Below are some records; repeat them all exactly, minus the pictures.

## DATA EXCERPTS
Start

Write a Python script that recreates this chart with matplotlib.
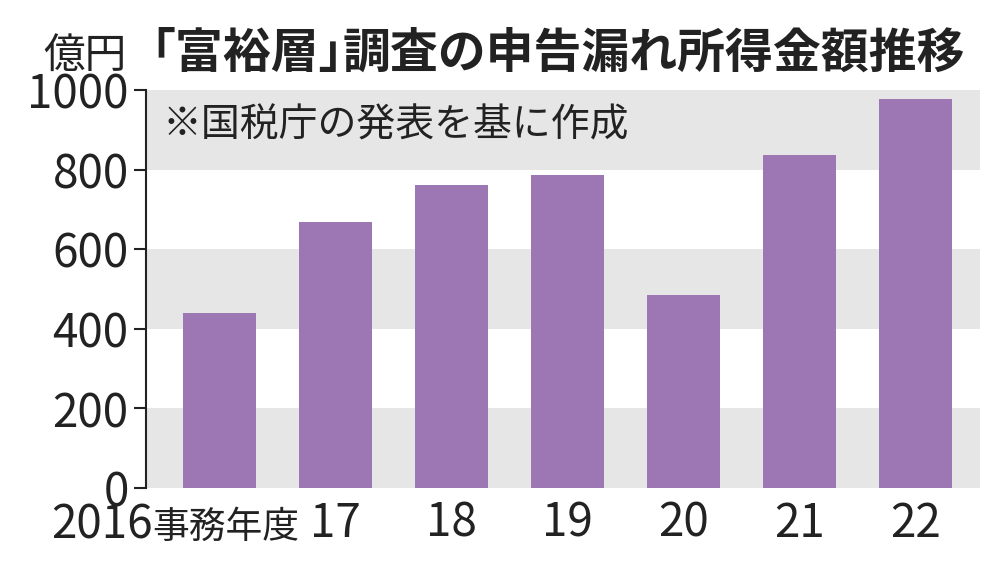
import matplotlib
matplotlib.use("Agg")
import matplotlib.pyplot as plt

plt.rcParams['font.family'] = ['Noto Sans CJK JP', 'DejaVu Sans']
INK = '#222222'

# data (億円)
years = ['2016', '17', '18', '19', '20', '21', '22']
amounts = [440, 668, 761, 786, 484, 836, 977]
yticks = [0, 200, 400, 600, 800, 1000]

fig = plt.figure(figsize=(10, 5.66), dpi=100)
ax = fig.add_axes([0.146, 0.138, 0.834, 0.703])

# alternating grey bands
for lo in range(0, 1000, 400):
    ax.axhspan(lo, lo + 200, color='#e6e6e6', zorder=0, lw=0)

x = list(range(len(years)))
ax.bar(x, amounts, width=0.63, color='#9c77b4', zorder=2)

ax.set_xlim(-0.634, 6.56)
ax.set_ylim(0, 1000)
ax.set_yticks(yticks)
ax.set_yticklabels([str(v) for v in yticks], fontsize=33, color=INK)
ax.tick_params(axis='y', length=9, width=1.5, pad=3.5, color=INK)

ax.set_xticks(x[1:])
ax.set_xticklabels(years[1:], fontsize=33, color=INK)
ax.tick_params(axis='x', length=0, pad=8)

# first category label: "2016事務年度", right-aligned just before the "17" label
xax = ax.get_xaxis_transform()
t_unit = ax.text(0.69, -0.126, '事務年度', transform=xax,
                 ha='right', va='baseline', fontsize=26.5, color=INK)
ax.annotate(years[0], xy=(0, -0.126), xycoords=(t_unit, xax),
            ha='right', va='baseline', fontsize=33, color=INK)

for s in ['top', 'right', 'bottom']:
    ax.spines[s].set_visible(False)
ax.spines['left'].set_linewidth(1.5)
ax.spines['left'].set_color(INK)

ax.text(0.02, 0.96, '※国税庁の発表を基に作成', transform=ax.transAxes,
        ha='left', va='top', fontsize=28, color=INK)

# title
fig.text(0.043, 0.88, '億円', fontsize=30, ha='left', va='baseline', color=INK)
t1 = fig.text(0.127, 0.88, '「富裕層」', fontsize=34.5, fontweight='bold',
              ha='left', va='baseline', color=INK)
ax.annotate('調査の申告漏れ所得金額推移', xy=(1, 0), xycoords=t1,
            xytext=(-17, 0), textcoords='offset points', ha='left', va='bottom',
            fontsize=34.5, fontweight='bold', color=INK, annotation_clip=False)

fig.savefig('out.png', dpi=100)
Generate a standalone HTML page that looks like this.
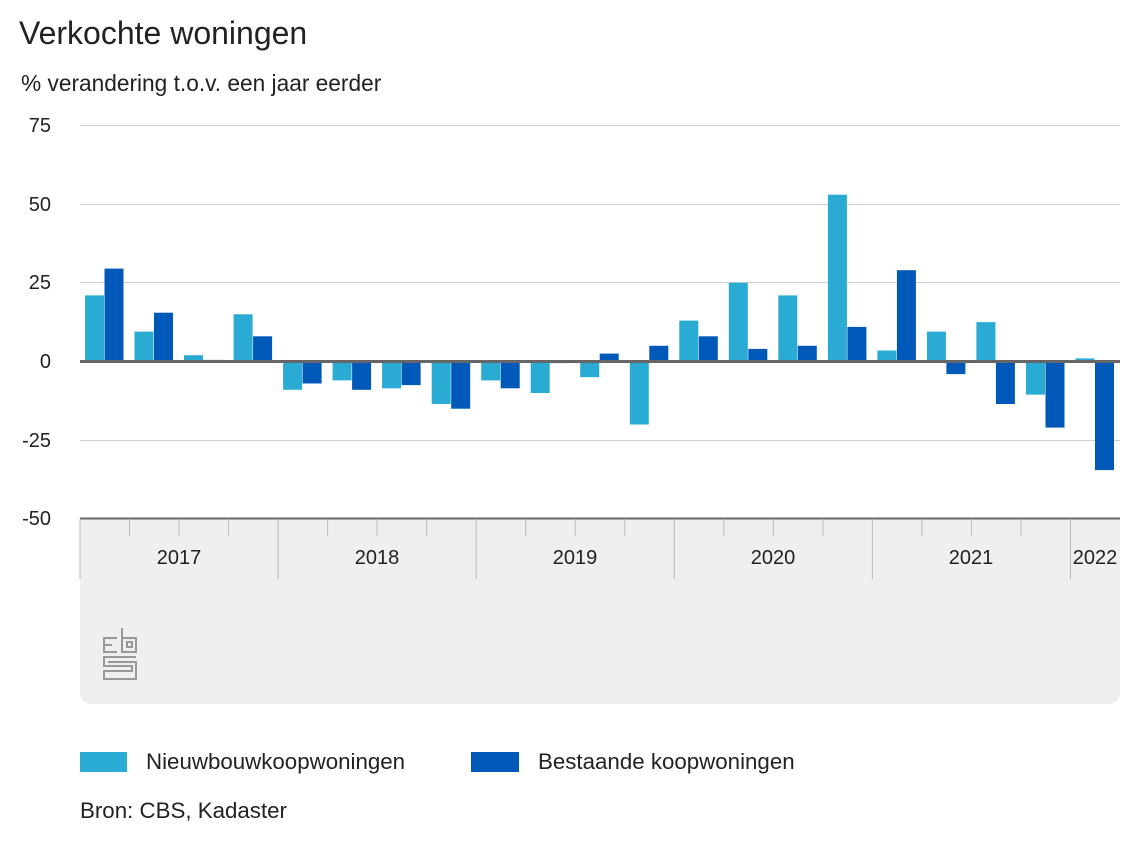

End

## FULL RESPONSE
Write a Python script that recreates this chart with matplotlib.
import matplotlib
matplotlib.use("Agg")
import matplotlib.pyplot as plt

plt.rcParams['font.family'] = ['Noto Sans CJK JP', 'DejaVu Sans']
INK = '#222222'

# data (億円)
years = ['2016', '17', '18', '19', '20', '21', '22']
amounts = [440, 668, 761, 786, 484, 836, 977]
yticks = [0, 200, 400, 600, 800, 1000]

fig = plt.figure(figsize=(10, 5.66), dpi=100)
ax = fig.add_axes([0.146, 0.138, 0.834, 0.703])

# alternating grey bands
for lo in range(0, 1000, 400):
    ax.axhspan(lo, lo + 200, color='#e6e6e6', zorder=0, lw=0)

x = list(range(len(years)))
ax.bar(x, amounts, width=0.63, color='#9c77b4', zorder=2)

ax.set_xlim(-0.634, 6.56)
ax.set_ylim(0, 1000)
ax.set_yticks(yticks)
ax.set_yticklabels([str(v) for v in yticks], fontsize=33, color=INK)
ax.tick_params(axis='y', length=9, width=1.5, pad=3.5, color=INK)

ax.set_xticks(x[1:])
ax.set_xticklabels(years[1:], fontsize=33, color=INK)
ax.tick_params(axis='x', length=0, pad=8)

# first category label: "2016事務年度", right-aligned just before the "17" label
xax = ax.get_xaxis_transform()
t_unit = ax.text(0.69, -0.126, '事務年度', transform=xax,
                 ha='right', va='baseline', fontsize=26.5, color=INK)
ax.annotate(years[0], xy=(0, -0.126), xycoords=(t_unit, xax),
            ha='right', va='baseline', fontsize=33, color=INK)

for s in ['top', 'right', 'bottom']:
    ax.spines[s].set_visible(False)
ax.spines['left'].set_linewidth(1.5)
ax.spines['left'].set_color(INK)

ax.text(0.02, 0.96, '※国税庁の発表を基に作成', transform=ax.transAxes,
        ha='left', va='top', fontsize=28, color=INK)

# title
fig.text(0.043, 0.88, '億円', fontsize=30, ha='left', va='baseline', color=INK)
t1 = fig.text(0.127, 0.88, '「富裕層」', fontsize=34.5, fontweight='bold',
              ha='left', va='baseline', color=INK)
ax.annotate('調査の申告漏れ所得金額推移', xy=(1, 0), xycoords=t1,
            xytext=(-17, 0), textcoords='offset points', ha='left', va='bottom',
            fontsize=34.5, fontweight='bold', color=INK, annotation_clip=False)

fig.savefig('out.png', dpi=100)
Generate a standalone HTML page that looks like this.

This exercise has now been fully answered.